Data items
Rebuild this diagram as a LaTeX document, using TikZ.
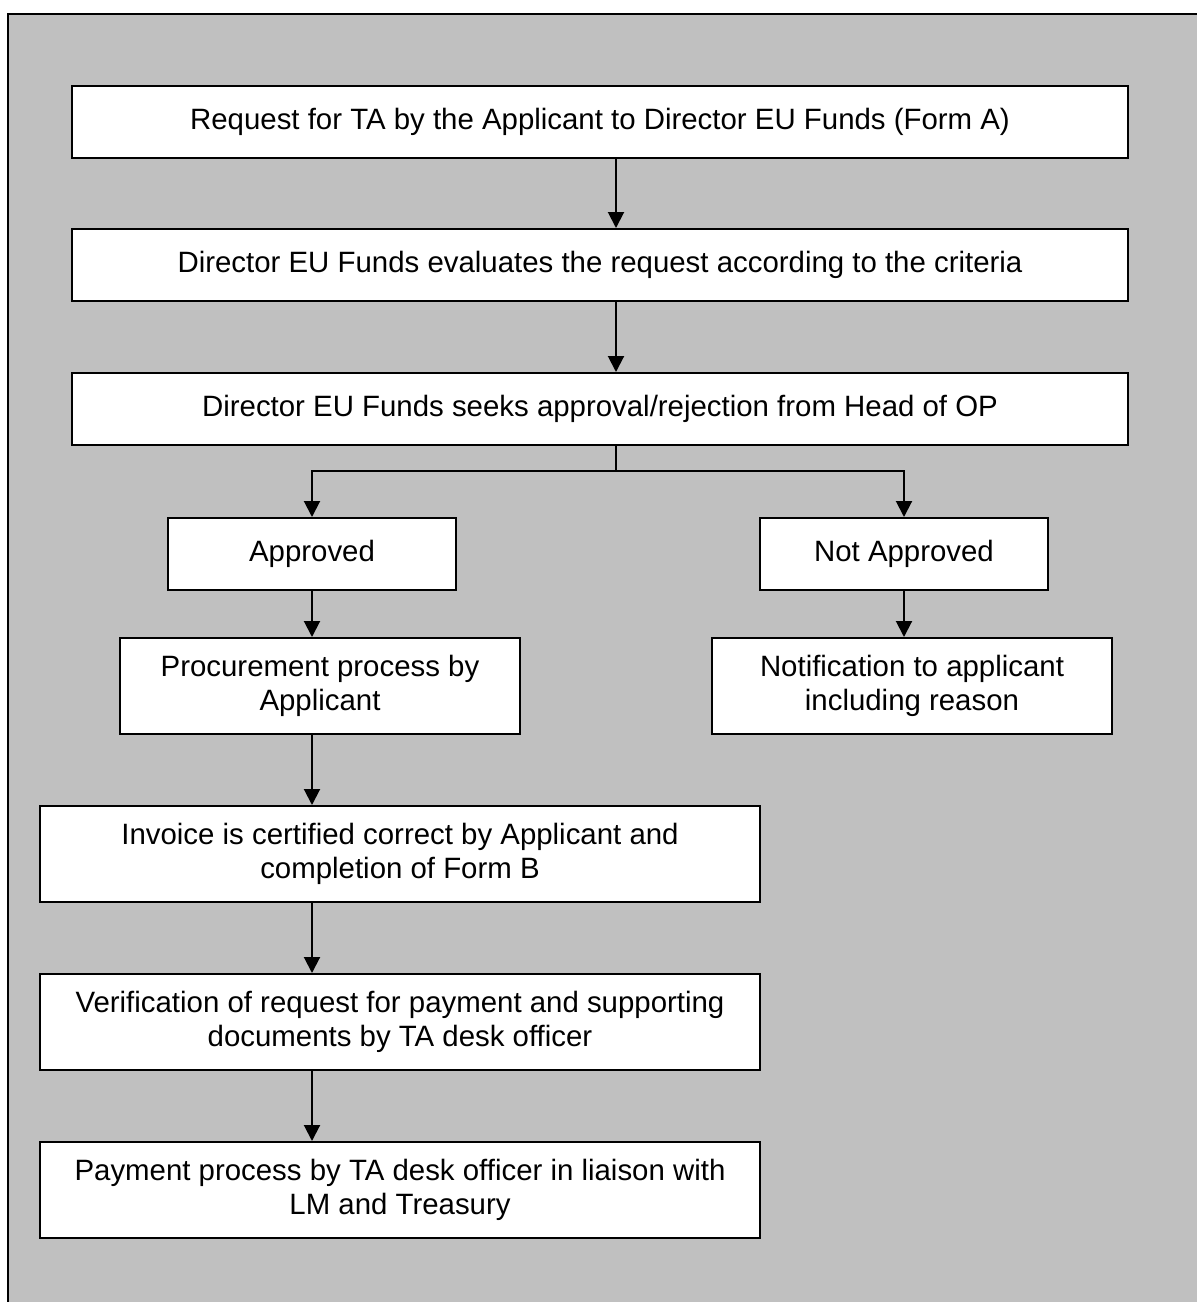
\documentclass[tikz,border=0pt]{standalone}
\usepackage{fontspec}
\setmainfont{Liberation Sans}
\usetikzlibrary{arrows.meta}
\definecolor{fondgris}{RGB}{192,192,192}

\begin{document}
\begin{tikzpicture}[x=0.5pt, y=-0.5pt,
		boite/.style={draw, fill=white, line width=1pt, align=center, inner sep=0pt,
			font=\fontsize{14.7}{17}\selectfont},
		fleche/.style={-{Triangle[length=8pt, width=8pt]}, line width=1pt}]
			\path[use as bounding box] (0,0) rectangle (1197,1302);
			\draw[fill=fondgris, line width=1pt] (8,14) rectangle (1240,1340);
			% colonne principale
			\node[boite, minimum width=528pt, minimum height=36pt] (P1) at (600,122) {Request for TA by the Applicant to Director EU Funds (Form A)};
			\node[boite, minimum width=528pt, minimum height=36pt] (P2) at (600,265) {Director EU Funds evaluates the request according to the criteria};
			\node[boite, minimum width=528pt, minimum height=36pt] (P3) at (600,409) {Director EU Funds seeks approval/rejection from Head of OP};
			% decision
			\node[boite, minimum width=144pt, minimum height=36pt] (A1) at (312,554) {Approved};
			\node[boite, minimum width=144pt, minimum height=36pt] (A2) at (904,554) {Not Approved};
			\node[boite, minimum width=200pt, minimum height=48pt] (P6) at (320,686) {Procurement process by\\Applicant};
			\node[boite, minimum width=200pt, minimum height=48pt] (P7) at (912,686) {Notification to applicant\\including reason};
			\node[boite, minimum width=360pt, minimum height=48pt] (P8) at (400,854) {Invoice is certified correct by Applicant and\\completion of Form B};
			\node[boite, minimum width=360pt, minimum height=48pt] (P9) at (400,1022) {Verification of request for payment and supporting\\documents by TA desk officer};
			\node[boite, minimum width=360pt, minimum height=48pt] (P10) at (400,1190) {Payment process by TA desk officer in liaison with\\LM and Treasury};
			% fleches
			\draw[fleche] ([xshift=8pt]P1.south) to ([xshift=8pt]P2.north);
			\draw[fleche] ([xshift=8pt]P2.south) to ([xshift=8pt]P3.north);
			\draw[line width=1pt] ([xshift=8pt]P3.south) -- ([xshift=8pt, yshift=-12.5pt]P3.south) coordinate (B);
			\draw[fleche] (B) -| (A1.north);
			\draw[fleche] (B) -| (A2.north);
			\draw[fleche] (A1.south) to (A1.south |- P6.north);
			\draw[fleche] (A2.south) to (A2.south |- P7.north);
			\draw[fleche] (A1.south |- P6.south) to (A1.south |- P8.north);
			\draw[fleche] (A1.south |- P8.south) to (A1.south |- P9.north);
			\draw[fleche] (A1.south |- P9.south) to (A1.south |- P10.north);
		\end{tikzpicture}
\end{document}
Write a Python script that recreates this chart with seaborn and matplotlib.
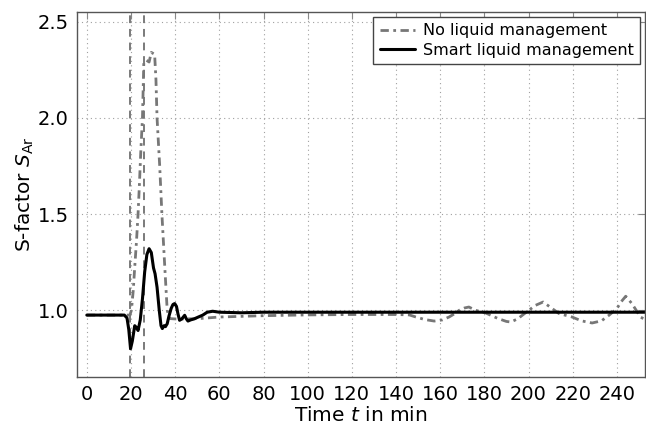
import numpy as np
import pandas as pd
import matplotlib
matplotlib.use("Agg")
import matplotlib.pyplot as plt
import seaborn as sns

# ---- data ----
t_smart = [0, 17, 18.2, 19.0, 19.8, 20.6, 21.7, 22.5, 23.2, 24.2, 25.2, 26.2, 27.2, 28.2,
           29.2, 30.2, 30.9, 31.8, 32.8, 33.6, 34.2, 35.0, 35.6, 36.4, 37.2, 38.2, 39.0,
           39.8, 40.6, 41.3, 42.0, 43.0, 44.3, 45.1, 45.8, 47.0, 48.5, 50.5, 52.5, 54.5,
           57, 60, 70, 80, 253]
s_smart = [0.975, 0.975, 0.96, 0.90, 0.80, 0.84, 0.92, 0.91, 0.895, 0.95, 1.06, 1.20, 1.29, 1.32,
           1.30, 1.22, 1.19, 1.12, 1.00, 0.92, 0.905, 0.92, 0.915, 0.93, 0.97, 1.01, 1.03,
           1.035, 1.02, 0.98, 0.948, 0.955, 0.974, 0.955, 0.944, 0.95, 0.955, 0.965, 0.975, 0.99,
           0.995, 0.99, 0.987, 0.99, 0.99]

t_none = [0, 18.5, 19.5, 20.2, 21.0, 21.7, 22.5, 23.2, 23.8, 24.4, 25.2, 25.8, 26.9, 28.2,
          29.2, 30.7, 31.3, 31.8, 33.0, 34.0, 35.3, 36.4, 37.5, 40, 45, 51, 60, 80, 100,
          120, 140, 146, 149, 153, 157.3, 161, 164, 166.5, 168.6, 171, 173, 176, 180.6,
          186, 190, 192, 195, 199, 203, 206.6, 210, 213.8, 219.7, 224, 228.8, 233, 236.4,
          240, 242, 244, 246.8, 250.7, 253]
s_none = [0.975, 0.975, 0.975, 1.0, 1.10, 1.225, 1.36, 1.5, 1.65, 1.815, 2.0, 2.285, 2.30, 2.29,
          2.34, 2.33, 2.20, 2.0, 1.75, 1.5, 1.225, 1.0, 0.957, 0.955, 0.955, 0.957, 0.965, 0.972, 0.976,
          0.978, 0.978, 0.976, 0.965, 0.952, 0.944, 0.95, 0.965, 0.982, 1.0, 1.012, 1.017, 1.0, 0.986,
          0.958, 0.942, 0.939, 0.955, 0.99, 1.025, 1.043, 1.015, 0.983, 0.965, 0.945, 0.934, 0.945, 0.974,
          1.009, 1.045, 1.073, 1.035, 0.965, 0.95]

events = [19.5, 25.7]

series_names = ["No liquid management", "Smart liquid management"]
x_ticks = list(range(0, 241, 20))
y_ticks = [1.0, 1.5, 2.0, 2.5]

df = pd.concat([
    pd.DataFrame({"t": t_none, "S": s_none, "series": series_names[0]}),
    pd.DataFrame({"t": t_smart, "S": s_smart, "series": series_names[1]}),
])

sns.set_style("white")
plt.rcParams["font.family"] = ["DejaVu Sans"]
plt.rcParams["mathtext.fontset"] = "dejavusans"
plt.rcParams["text.color"] = "black"
plt.rcParams["axes.labelcolor"] = "black"
plt.rcParams["xtick.labelcolor"] = "black"
plt.rcParams["ytick.labelcolor"] = "black"

fig = plt.figure(figsize=(6.46, 4.28), dpi=100)
ax = fig.add_axes([0.119, 0.119, 0.879, 0.853])

for ev in events:
    ax.axvline(ev, color="#7a7a7a", lw=1.4, ls=(0, (4, 3)), zorder=1)

gray = "#777777"
sns.lineplot(data=df[df.series == series_names[0]], x="t", y="S", ax=ax,
             color=gray, lw=2.0, label=series_names[0], sort=False, estimator=None)
ax.lines[-1].set_linestyle((0, (3, 1.6, 1, 1.6)))
sns.lineplot(data=df[df.series == series_names[1]], x="t", y="S", ax=ax,
             color="black", lw=2.2, label=series_names[1], sort=False, estimator=None)

ax.set_xlim(-4.5, 252.6)
ax.set_ylim(0.653, 2.55)
ax.set_xticks(x_ticks)
ax.set_yticks(y_ticks)
ax.set_yticklabels([f"{v:.1f}" for v in y_ticks])
ax.grid(True, ls=(0, (1, 3)), color="#a0a0a0", lw=0.8)
ax.tick_params(direction="in", length=5, width=0.8, color="#888888",
               top=True, right=True, labelsize=14, pad=6)
for sp in ax.spines.values():
    sp.set_color("#555555")
    sp.set_linewidth(1.0)

ax.set_xlabel("Time $t$ in min", fontsize=14.5, labelpad=1)
ax.set_ylabel("S-factor $S_{\\mathrm{Ar}}$", fontsize=14.5, labelpad=1)

leg = ax.legend(loc="upper right", fontsize=11.5, frameon=True, fancybox=False,
                edgecolor="#444444", framealpha=1, handlelength=2.2,
                borderaxespad=0.3, handletextpad=0.5, borderpad=0.4, labelspacing=0.3)
leg.get_frame().set_linewidth(1.0)
for txt in leg.get_texts():
    txt.set_color("black")

fig.savefig("out.png", dpi=100)
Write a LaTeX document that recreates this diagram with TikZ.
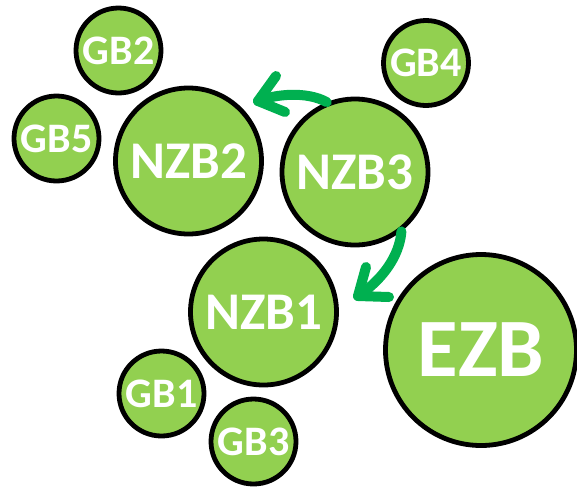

■ **Instruction**:
Report only a number: how many lines in the material above contain the string "seaborn".

■ **Written solution**:
2